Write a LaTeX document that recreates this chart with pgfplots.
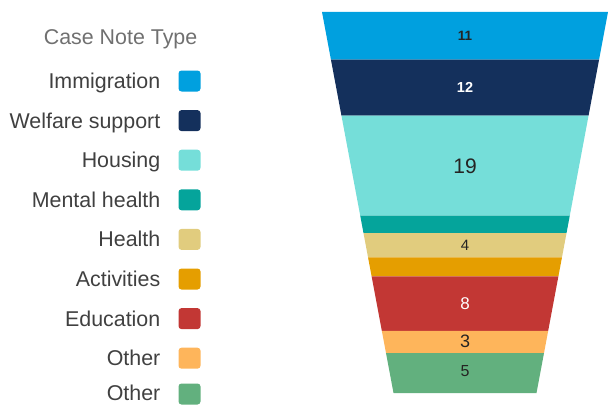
\documentclass[border=0pt]{standalone}
\usepackage{pgfplots}
\pgfplotsset{compat=1.18}
\usepackage{fontspec}
\setmainfont{Liberation Sans}
\definecolor{cImm}{RGB}{0,160,223}
\definecolor{cWel}{RGB}{20,48,92}
\definecolor{cHou}{RGB}{117,222,217}
\definecolor{cMen}{RGB}{5,164,155}
\definecolor{cHea}{RGB}{225,204,126}
\definecolor{cAct}{RGB}{229,158,0}
\definecolor{cEdu}{RGB}{194,55,52}
\definecolor{cOth}{RGB}{254,181,91}
\definecolor{cOtg}{RGB}{98,176,126}
\definecolor{legtxt}{RGB}{64,64,64}
\definecolor{legtitle}{RGB}{112,112,112}
\definecolor{valtxt}{RGB}{37,36,35}
\begin{document}
\begin{tikzpicture}
\useasboundingbox (0,0) rectangle (608bp,405bp);
\begin{axis}[at={(0,0)}, anchor=south west,
  width=608bp, height=405bp, scale only axis,
  xmin=0, xmax=608, ymin=0, ymax=405, y dir=reverse,
  hide axis, clip=false]
% funnel segments (area proportional to value: 11,12,19,3,4,3,8,3,5)
\addplot[fill=cImm, draw=none] coordinates {(322,12) (608,12) (599.05,59.7) (330.95,59.7)} --cycle;
\addplot[fill=cWel, draw=none] coordinates {(330.95,59.7) (599.05,59.7) (588.54,115.7) (341.46,115.7)} --cycle;
\addplot[fill=cHou, draw=none] coordinates {(341.46,115.7) (588.54,115.7) (569.77,215.7) (360.23,215.7)} --cycle;
\addplot[fill=cMen, draw=none] coordinates {(360.23,215.7) (569.77,215.7) (566.49,233.2) (363.51,233.2)} --cycle;
\addplot[fill=cHea, draw=none] coordinates {(363.51,233.2) (566.49,233.2) (561.95,257.4) (368.05,257.4)} --cycle;
\addplot[fill=cAct, draw=none] coordinates {(368.05,257.4) (561.95,257.4) (558.38,276.4) (371.62,276.4)} --cycle;
\addplot[fill=cEdu, draw=none] coordinates {(371.62,276.4) (558.38,276.4) (548.17,330.8) (381.83,330.8)} --cycle;
\addplot[fill=cOth, draw=none] coordinates {(381.83,330.8) (548.17,330.8) (544.01,353.0) (385.99,353.0)} --cycle;
\addplot[fill=cOtg, draw=none] coordinates {(385.99,353.0) (544.01,353.0) (536.5,393) (393.5,393)} --cycle;
% value labels
\node[text=valtxt, font=\fontsize{13.5bp}{15bp}\selectfont\bfseries] at (axis cs:465,35.5) {11};
\node[text=white, font=\fontsize{14.5bp}{16bp}\selectfont\bfseries] at (axis cs:465,87.5) {12};
\node[text=valtxt, font=\fontsize{21bp}{24bp}\selectfont] at (axis cs:465,166.5) {19};
\node[text=valtxt, font=\fontsize{15bp}{17bp}\selectfont] at (axis cs:465,245) {4};
\node[text=white, font=\fontsize{17bp}{19bp}\selectfont] at (axis cs:465,303.5) {8};
\node[text=valtxt, font=\fontsize{18bp}{20bp}\selectfont] at (axis cs:465,341.5) {3};
\node[text=valtxt, font=\fontsize{16bp}{18bp}\selectfont] at (axis cs:465,371.5) {5};
% legend swatches
\addplot[fill=cImm, draw=none, rounded corners=3bp] coordinates {(178.5,70.5) (200.5,70.5) (200.5,91.5) (178.5,91.5)} --cycle;
\addplot[fill=cWel, draw=none, rounded corners=3bp] coordinates {(178.5,110.1) (200.5,110.1) (200.5,131.1) (178.5,131.1)} --cycle;
\addplot[fill=cHou, draw=none, rounded corners=3bp] coordinates {(178.5,149.7) (200.5,149.7) (200.5,170.7) (178.5,170.7)} --cycle;
\addplot[fill=cMen, draw=none, rounded corners=3bp] coordinates {(178.5,189.3) (200.5,189.3) (200.5,210.3) (178.5,210.3)} --cycle;
\addplot[fill=cHea, draw=none, rounded corners=3bp] coordinates {(178.5,228.9) (200.5,228.9) (200.5,249.9) (178.5,249.9)} --cycle;
\addplot[fill=cAct, draw=none, rounded corners=3bp] coordinates {(178.5,268.5) (200.5,268.5) (200.5,289.5) (178.5,289.5)} --cycle;
\addplot[fill=cEdu, draw=none, rounded corners=3bp] coordinates {(178.5,308.1) (200.5,308.1) (200.5,329.1) (178.5,329.1)} --cycle;
\addplot[fill=cOth, draw=none, rounded corners=3bp] coordinates {(178.5,347.7) (200.5,347.7) (200.5,368.7) (178.5,368.7)} --cycle;
\addplot[fill=cOtg, draw=none, rounded corners=3bp] coordinates {(178.5,383.5) (200.5,383.5) (200.5,404.5) (178.5,404.5)} --cycle;
% legend text
\begin{scope}[every node/.style={anchor=base east, inner sep=0pt, text=legtxt, font=\fontsize{21.4bp}{24bp}\selectfont}]
\node[text=legtitle] at (axis cs:197.5,44.5) {Case Note Type};
\node at (axis cs:160.5,88.5) {Immigration};
\node at (axis cs:160.5,128.1) {Welfare support};
\node at (axis cs:160.5,167.7) {Housing};
\node at (axis cs:160.5,207.3) {Mental health};
\node at (axis cs:160.5,246.9) {Health};
\node at (axis cs:160.5,286.5) {Activities};
\node at (axis cs:160.5,326.1) {Education};
\node at (axis cs:160.5,365.7) {Other};
\node at (axis cs:160.5,400.5) {Other};
\end{scope}
\end{axis}
\end{tikzpicture}
\end{document}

## What you should do
Set every line down exactly as written, leaving each picture out.

## Written response
Write a LaTeX document that recreates this chart with pgfplots.
\documentclass[border=0pt]{standalone}
\usepackage{pgfplots}
\pgfplotsset{compat=1.18}
\usepackage{fontspec}
\setmainfont{Liberation Sans}
\definecolor{cImm}{RGB}{0,160,223}
\definecolor{cWel}{RGB}{20,48,92}
\definecolor{cHou}{RGB}{117,222,217}
\definecolor{cMen}{RGB}{5,164,155}
\definecolor{cHea}{RGB}{225,204,126}
\definecolor{cAct}{RGB}{229,158,0}
\definecolor{cEdu}{RGB}{194,55,52}
\definecolor{cOth}{RGB}{254,181,91}
\definecolor{cOtg}{RGB}{98,176,126}
\definecolor{legtxt}{RGB}{64,64,64}
\definecolor{legtitle}{RGB}{112,112,112}
\definecolor{valtxt}{RGB}{37,36,35}
\begin{document}
\begin{tikzpicture}
\useasboundingbox (0,0) rectangle (608bp,405bp);
\begin{axis}[at={(0,0)}, anchor=south west,
  width=608bp, height=405bp, scale only axis,
  xmin=0, xmax=608, ymin=0, ymax=405, y dir=reverse,
  hide axis, clip=false]
% funnel segments (area proportional to value: 11,12,19,3,4,3,8,3,5)
\addplot[fill=cImm, draw=none] coordinates {(322,12) (608,12) (599.05,59.7) (330.95,59.7)} --cycle;
\addplot[fill=cWel, draw=none] coordinates {(330.95,59.7) (599.05,59.7) (588.54,115.7) (341.46,115.7)} --cycle;
\addplot[fill=cHou, draw=none] coordinates {(341.46,115.7) (588.54,115.7) (569.77,215.7) (360.23,215.7)} --cycle;
\addplot[fill=cMen, draw=none] coordinates {(360.23,215.7) (569.77,215.7) (566.49,233.2) (363.51,233.2)} --cycle;
\addplot[fill=cHea, draw=none] coordinates {(363.51,233.2) (566.49,233.2) (561.95,257.4) (368.05,257.4)} --cycle;
\addplot[fill=cAct, draw=none] coordinates {(368.05,257.4) (561.95,257.4) (558.38,276.4) (371.62,276.4)} --cycle;
\addplot[fill=cEdu, draw=none] coordinates {(371.62,276.4) (558.38,276.4) (548.17,330.8) (381.83,330.8)} --cycle;
\addplot[fill=cOth, draw=none] coordinates {(381.83,330.8) (548.17,330.8) (544.01,353.0) (385.99,353.0)} --cycle;
\addplot[fill=cOtg, draw=none] coordinates {(385.99,353.0) (544.01,353.0) (536.5,393) (393.5,393)} --cycle;
% value labels
\node[text=valtxt, font=\fontsize{13.5bp}{15bp}\selectfont\bfseries] at (axis cs:465,35.5) {11};
\node[text=white, font=\fontsize{14.5bp}{16bp}\selectfont\bfseries] at (axis cs:465,87.5) {12};
\node[text=valtxt, font=\fontsize{21bp}{24bp}\selectfont] at (axis cs:465,166.5) {19};
\node[text=valtxt, font=\fontsize{15bp}{17bp}\selectfont] at (axis cs:465,245) {4};
\node[text=white, font=\fontsize{17bp}{19bp}\selectfont] at (axis cs:465,303.5) {8};
\node[text=valtxt, font=\fontsize{18bp}{20bp}\selectfont] at (axis cs:465,341.5) {3};
\node[text=valtxt, font=\fontsize{16bp}{18bp}\selectfont] at (axis cs:465,371.5) {5};
% legend swatches
\addplot[fill=cImm, draw=none, rounded corners=3bp] coordinates {(178.5,70.5) (200.5,70.5) (200.5,91.5) (178.5,91.5)} --cycle;
\addplot[fill=cWel, draw=none, rounded corners=3bp] coordinates {(178.5,110.1) (200.5,110.1) (200.5,131.1) (178.5,131.1)} --cycle;
\addplot[fill=cHou, draw=none, rounded corners=3bp] coordinates {(178.5,149.7) (200.5,149.7) (200.5,170.7) (178.5,170.7)} --cycle;
\addplot[fill=cMen, draw=none, rounded corners=3bp] coordinates {(178.5,189.3) (200.5,189.3) (200.5,210.3) (178.5,210.3)} --cycle;
\addplot[fill=cHea, draw=none, rounded corners=3bp] coordinates {(178.5,228.9) (200.5,228.9) (200.5,249.9) (178.5,249.9)} --cycle;
\addplot[fill=cAct, draw=none, rounded corners=3bp] coordinates {(178.5,268.5) (200.5,268.5) (200.5,289.5) (178.5,289.5)} --cycle;
\addplot[fill=cEdu, draw=none, rounded corners=3bp] coordinates {(178.5,308.1) (200.5,308.1) (200.5,329.1) (178.5,329.1)} --cycle;
\addplot[fill=cOth, draw=none, rounded corners=3bp] coordinates {(178.5,347.7) (200.5,347.7) (200.5,368.7) (178.5,368.7)} --cycle;
\addplot[fill=cOtg, draw=none, rounded corners=3bp] coordinates {(178.5,383.5) (200.5,383.5) (200.5,404.5) (178.5,404.5)} --cycle;
% legend text
\begin{scope}[every node/.style={anchor=base east, inner sep=0pt, text=legtxt, font=\fontsize{21.4bp}{24bp}\selectfont}]
\node[text=legtitle] at (axis cs:197.5,44.5) {Case Note Type};
\node at (axis cs:160.5,88.5) {Immigration};
\node at (axis cs:160.5,128.1) {Welfare support};
\node at (axis cs:160.5,167.7) {Housing};
\node at (axis cs:160.5,207.3) {Mental health};
\node at (axis cs:160.5,246.9) {Health};
\node at (axis cs:160.5,286.5) {Activities};
\node at (axis cs:160.5,326.1) {Education};
\node at (axis cs:160.5,365.7) {Other};
\node at (axis cs:160.5,400.5) {Other};
\end{scope}
\end{axis}
\end{tikzpicture}
\end{document}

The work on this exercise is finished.